For the copy, please give all of the data again exactly and leave the pictures out.
── GIVEN MATERIAL
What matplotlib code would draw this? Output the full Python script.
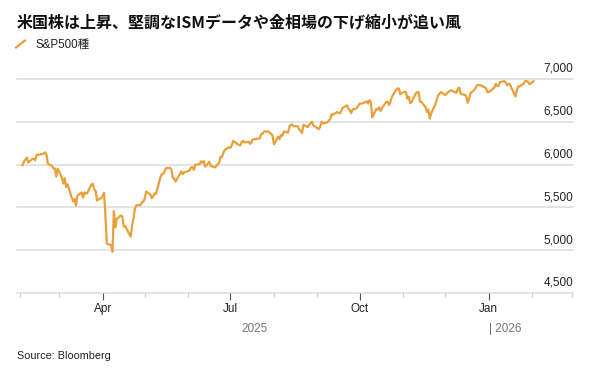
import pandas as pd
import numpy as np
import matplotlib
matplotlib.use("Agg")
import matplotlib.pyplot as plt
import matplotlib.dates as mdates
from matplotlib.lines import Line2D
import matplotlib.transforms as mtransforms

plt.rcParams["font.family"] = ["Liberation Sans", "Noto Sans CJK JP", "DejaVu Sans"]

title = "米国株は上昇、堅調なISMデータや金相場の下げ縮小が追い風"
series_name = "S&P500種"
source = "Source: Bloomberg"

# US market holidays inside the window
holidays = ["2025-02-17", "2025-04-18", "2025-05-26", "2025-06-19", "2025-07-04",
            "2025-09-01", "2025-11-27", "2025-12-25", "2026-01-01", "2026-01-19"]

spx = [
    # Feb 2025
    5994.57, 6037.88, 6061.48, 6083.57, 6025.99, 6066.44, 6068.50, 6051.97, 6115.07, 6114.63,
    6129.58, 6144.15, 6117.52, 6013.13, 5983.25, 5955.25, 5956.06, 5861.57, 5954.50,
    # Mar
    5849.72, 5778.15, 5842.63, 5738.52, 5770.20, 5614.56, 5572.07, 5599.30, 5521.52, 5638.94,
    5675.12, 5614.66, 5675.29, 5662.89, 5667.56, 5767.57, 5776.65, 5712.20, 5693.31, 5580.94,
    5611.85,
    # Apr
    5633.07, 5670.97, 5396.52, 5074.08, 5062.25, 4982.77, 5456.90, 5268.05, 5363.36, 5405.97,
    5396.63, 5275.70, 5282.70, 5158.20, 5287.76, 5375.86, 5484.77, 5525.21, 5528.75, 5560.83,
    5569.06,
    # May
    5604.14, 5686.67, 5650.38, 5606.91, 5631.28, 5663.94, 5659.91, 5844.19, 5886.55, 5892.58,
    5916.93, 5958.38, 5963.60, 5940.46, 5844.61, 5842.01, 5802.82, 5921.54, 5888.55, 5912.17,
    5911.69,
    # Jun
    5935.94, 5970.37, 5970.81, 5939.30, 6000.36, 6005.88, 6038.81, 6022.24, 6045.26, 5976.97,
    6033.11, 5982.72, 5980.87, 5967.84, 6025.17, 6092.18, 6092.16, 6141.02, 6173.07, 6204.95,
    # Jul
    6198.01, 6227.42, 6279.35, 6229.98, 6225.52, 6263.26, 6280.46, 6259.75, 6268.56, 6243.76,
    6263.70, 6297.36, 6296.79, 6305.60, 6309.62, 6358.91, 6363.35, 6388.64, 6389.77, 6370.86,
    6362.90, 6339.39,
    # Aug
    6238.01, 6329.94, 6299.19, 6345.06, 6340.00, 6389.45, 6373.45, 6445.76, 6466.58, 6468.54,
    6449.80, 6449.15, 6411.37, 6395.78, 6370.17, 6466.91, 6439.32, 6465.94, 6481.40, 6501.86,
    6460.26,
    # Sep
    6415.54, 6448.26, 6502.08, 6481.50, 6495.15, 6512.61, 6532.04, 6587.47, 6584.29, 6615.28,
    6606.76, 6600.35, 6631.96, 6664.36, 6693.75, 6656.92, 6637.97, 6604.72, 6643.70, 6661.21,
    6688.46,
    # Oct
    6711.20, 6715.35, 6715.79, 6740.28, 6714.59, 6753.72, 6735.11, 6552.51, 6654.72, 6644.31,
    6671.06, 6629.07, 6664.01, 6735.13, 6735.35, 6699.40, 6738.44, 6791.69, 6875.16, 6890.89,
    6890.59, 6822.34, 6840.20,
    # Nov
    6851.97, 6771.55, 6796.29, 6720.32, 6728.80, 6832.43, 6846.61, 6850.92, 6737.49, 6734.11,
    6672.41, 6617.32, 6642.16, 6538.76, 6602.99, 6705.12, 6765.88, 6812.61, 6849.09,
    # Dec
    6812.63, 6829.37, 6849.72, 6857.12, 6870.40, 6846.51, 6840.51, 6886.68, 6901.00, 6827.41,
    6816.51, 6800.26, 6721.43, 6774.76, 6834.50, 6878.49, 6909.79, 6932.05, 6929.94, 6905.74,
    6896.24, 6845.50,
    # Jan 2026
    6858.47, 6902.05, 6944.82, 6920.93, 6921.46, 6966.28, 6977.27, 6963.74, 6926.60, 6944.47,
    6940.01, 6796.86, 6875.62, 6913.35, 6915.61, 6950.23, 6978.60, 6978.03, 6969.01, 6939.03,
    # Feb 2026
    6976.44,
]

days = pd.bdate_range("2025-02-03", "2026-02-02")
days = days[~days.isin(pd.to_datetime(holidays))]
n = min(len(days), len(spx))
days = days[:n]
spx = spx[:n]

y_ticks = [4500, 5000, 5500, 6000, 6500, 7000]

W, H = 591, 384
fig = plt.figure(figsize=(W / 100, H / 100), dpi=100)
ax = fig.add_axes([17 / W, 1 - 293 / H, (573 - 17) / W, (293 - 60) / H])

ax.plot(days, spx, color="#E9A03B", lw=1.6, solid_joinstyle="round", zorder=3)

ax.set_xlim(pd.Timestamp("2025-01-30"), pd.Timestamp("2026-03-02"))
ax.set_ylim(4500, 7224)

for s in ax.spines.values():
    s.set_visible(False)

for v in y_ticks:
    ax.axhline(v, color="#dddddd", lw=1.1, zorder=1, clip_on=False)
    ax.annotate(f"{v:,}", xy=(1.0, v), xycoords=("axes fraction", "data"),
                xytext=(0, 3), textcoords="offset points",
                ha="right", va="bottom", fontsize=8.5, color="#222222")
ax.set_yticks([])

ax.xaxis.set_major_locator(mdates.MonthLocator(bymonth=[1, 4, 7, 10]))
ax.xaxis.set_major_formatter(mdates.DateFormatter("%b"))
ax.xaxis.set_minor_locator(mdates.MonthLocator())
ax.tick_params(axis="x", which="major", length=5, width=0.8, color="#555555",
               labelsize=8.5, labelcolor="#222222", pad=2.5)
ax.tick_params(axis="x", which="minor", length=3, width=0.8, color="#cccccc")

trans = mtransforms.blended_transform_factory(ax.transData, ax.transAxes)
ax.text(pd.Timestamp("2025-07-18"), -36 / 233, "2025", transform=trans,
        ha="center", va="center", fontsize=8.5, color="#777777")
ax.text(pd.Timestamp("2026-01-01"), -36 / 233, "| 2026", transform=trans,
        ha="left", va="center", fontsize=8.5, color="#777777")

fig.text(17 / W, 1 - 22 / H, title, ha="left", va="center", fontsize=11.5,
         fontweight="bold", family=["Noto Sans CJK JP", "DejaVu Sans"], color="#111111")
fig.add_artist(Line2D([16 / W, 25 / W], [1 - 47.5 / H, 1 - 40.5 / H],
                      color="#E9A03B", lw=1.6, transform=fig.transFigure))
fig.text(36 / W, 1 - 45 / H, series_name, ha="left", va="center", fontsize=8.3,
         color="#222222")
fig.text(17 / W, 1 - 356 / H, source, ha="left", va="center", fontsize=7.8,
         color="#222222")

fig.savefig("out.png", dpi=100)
────
ANSWER TO THIS TASK:
What matplotlib code would draw this? Output the full Python script.
import pandas as pd
import numpy as np
import matplotlib
matplotlib.use("Agg")
import matplotlib.pyplot as plt
import matplotlib.dates as mdates
from matplotlib.lines import Line2D
import matplotlib.transforms as mtransforms

plt.rcParams["font.family"] = ["Liberation Sans", "Noto Sans CJK JP", "DejaVu Sans"]

title = "米国株は上昇、堅調なISMデータや金相場の下げ縮小が追い風"
series_name = "S&P500種"
source = "Source: Bloomberg"

# US market holidays inside the window
holidays = ["2025-02-17", "2025-04-18", "2025-05-26", "2025-06-19", "2025-07-04",
            "2025-09-01", "2025-11-27", "2025-12-25", "2026-01-01", "2026-01-19"]

spx = [
    # Feb 2025
    5994.57, 6037.88, 6061.48, 6083.57, 6025.99, 6066.44, 6068.50, 6051.97, 6115.07, 6114.63,
    6129.58, 6144.15, 6117.52, 6013.13, 5983.25, 5955.25, 5956.06, 5861.57, 5954.50,
    # Mar
    5849.72, 5778.15, 5842.63, 5738.52, 5770.20, 5614.56, 5572.07, 5599.30, 5521.52, 5638.94,
    5675.12, 5614.66, 5675.29, 5662.89, 5667.56, 5767.57, 5776.65, 5712.20, 5693.31, 5580.94,
    5611.85,
    # Apr
    5633.07, 5670.97, 5396.52, 5074.08, 5062.25, 4982.77, 5456.90, 5268.05, 5363.36, 5405.97,
    5396.63, 5275.70, 5282.70, 5158.20, 5287.76, 5375.86, 5484.77, 5525.21, 5528.75, 5560.83,
    5569.06,
    # May
    5604.14, 5686.67, 5650.38, 5606.91, 5631.28, 5663.94, 5659.91, 5844.19, 5886.55, 5892.58,
    5916.93, 5958.38, 5963.60, 5940.46, 5844.61, 5842.01, 5802.82, 5921.54, 5888.55, 5912.17,
    5911.69,
    # Jun
    5935.94, 5970.37, 5970.81, 5939.30, 6000.36, 6005.88, 6038.81, 6022.24, 6045.26, 5976.97,
    6033.11, 5982.72, 5980.87, 5967.84, 6025.17, 6092.18, 6092.16, 6141.02, 6173.07, 6204.95,
    # Jul
    6198.01, 6227.42, 6279.35, 6229.98, 6225.52, 6263.26, 6280.46, 6259.75, 6268.56, 6243.76,
    6263.70, 6297.36, 6296.79, 6305.60, 6309.62, 6358.91, 6363.35, 6388.64, 6389.77, 6370.86,
    6362.90, 6339.39,
    # Aug
    6238.01, 6329.94, 6299.19, 6345.06, 6340.00, 6389.45, 6373.45, 6445.76, 6466.58, 6468.54,
    6449.80, 6449.15, 6411.37, 6395.78, 6370.17, 6466.91, 6439.32, 6465.94, 6481.40, 6501.86,
    6460.26,
    # Sep
    6415.54, 6448.26, 6502.08, 6481.50, 6495.15, 6512.61, 6532.04, 6587.47, 6584.29, 6615.28,
    6606.76, 6600.35, 6631.96, 6664.36, 6693.75, 6656.92, 6637.97, 6604.72, 6643.70, 6661.21,
    6688.46,
    # Oct
    6711.20, 6715.35, 6715.79, 6740.28, 6714.59, 6753.72, 6735.11, 6552.51, 6654.72, 6644.31,
    6671.06, 6629.07, 6664.01, 6735.13, 6735.35, 6699.40, 6738.44, 6791.69, 6875.16, 6890.89,
    6890.59, 6822.34, 6840.20,
    # Nov
    6851.97, 6771.55, 6796.29, 6720.32, 6728.80, 6832.43, 6846.61, 6850.92, 6737.49, 6734.11,
    6672.41, 6617.32, 6642.16, 6538.76, 6602.99, 6705.12, 6765.88, 6812.61, 6849.09,
    # Dec
    6812.63, 6829.37, 6849.72, 6857.12, 6870.40, 6846.51, 6840.51, 6886.68, 6901.00, 6827.41,
    6816.51, 6800.26, 6721.43, 6774.76, 6834.50, 6878.49, 6909.79, 6932.05, 6929.94, 6905.74,
    6896.24, 6845.50,
    # Jan 2026
    6858.47, 6902.05, 6944.82, 6920.93, 6921.46, 6966.28, 6977.27, 6963.74, 6926.60, 6944.47,
    6940.01, 6796.86, 6875.62, 6913.35, 6915.61, 6950.23, 6978.60, 6978.03, 6969.01, 6939.03,
    # Feb 2026
    6976.44,
]

days = pd.bdate_range("2025-02-03", "2026-02-02")
days = days[~days.isin(pd.to_datetime(holidays))]
n = min(len(days), len(spx))
days = days[:n]
spx = spx[:n]

y_ticks = [4500, 5000, 5500, 6000, 6500, 7000]

W, H = 591, 384
fig = plt.figure(figsize=(W / 100, H / 100), dpi=100)
ax = fig.add_axes([17 / W, 1 - 293 / H, (573 - 17) / W, (293 - 60) / H])

ax.plot(days, spx, color="#E9A03B", lw=1.6, solid_joinstyle="round", zorder=3)

ax.set_xlim(pd.Timestamp("2025-01-30"), pd.Timestamp("2026-03-02"))
ax.set_ylim(4500, 7224)

for s in ax.spines.values():
    s.set_visible(False)

for v in y_ticks:
    ax.axhline(v, color="#dddddd", lw=1.1, zorder=1, clip_on=False)
    ax.annotate(f"{v:,}", xy=(1.0, v), xycoords=("axes fraction", "data"),
                xytext=(0, 3), textcoords="offset points",
                ha="right", va="bottom", fontsize=8.5, color="#222222")
ax.set_yticks([])

ax.xaxis.set_major_locator(mdates.MonthLocator(bymonth=[1, 4, 7, 10]))
ax.xaxis.set_major_formatter(mdates.DateFormatter("%b"))
ax.xaxis.set_minor_locator(mdates.MonthLocator())
ax.tick_params(axis="x", which="major", length=5, width=0.8, color="#555555",
               labelsize=8.5, labelcolor="#222222", pad=2.5)
ax.tick_params(axis="x", which="minor", length=3, width=0.8, color="#cccccc")

trans = mtransforms.blended_transform_factory(ax.transData, ax.transAxes)
ax.text(pd.Timestamp("2025-07-18"), -36 / 233, "2025", transform=trans,
        ha="center", va="center", fontsize=8.5, color="#777777")
ax.text(pd.Timestamp("2026-01-01"), -36 / 233, "| 2026", transform=trans,
        ha="left", va="center", fontsize=8.5, color="#777777")

fig.text(17 / W, 1 - 22 / H, title, ha="left", va="center", fontsize=11.5,
         fontweight="bold", family=["Noto Sans CJK JP", "DejaVu Sans"], color="#111111")
fig.add_artist(Line2D([16 / W, 25 / W], [1 - 47.5 / H, 1 - 40.5 / H],
                      color="#E9A03B", lw=1.6, transform=fig.transFigure))
fig.text(36 / W, 1 - 45 / H, series_name, ha="left", va="center", fontsize=8.3,
         color="#222222")
fig.text(17 / W, 1 - 356 / H, source, ha="left", va="center", fontsize=7.8,
         color="#222222")

fig.savefig("out.png", dpi=100)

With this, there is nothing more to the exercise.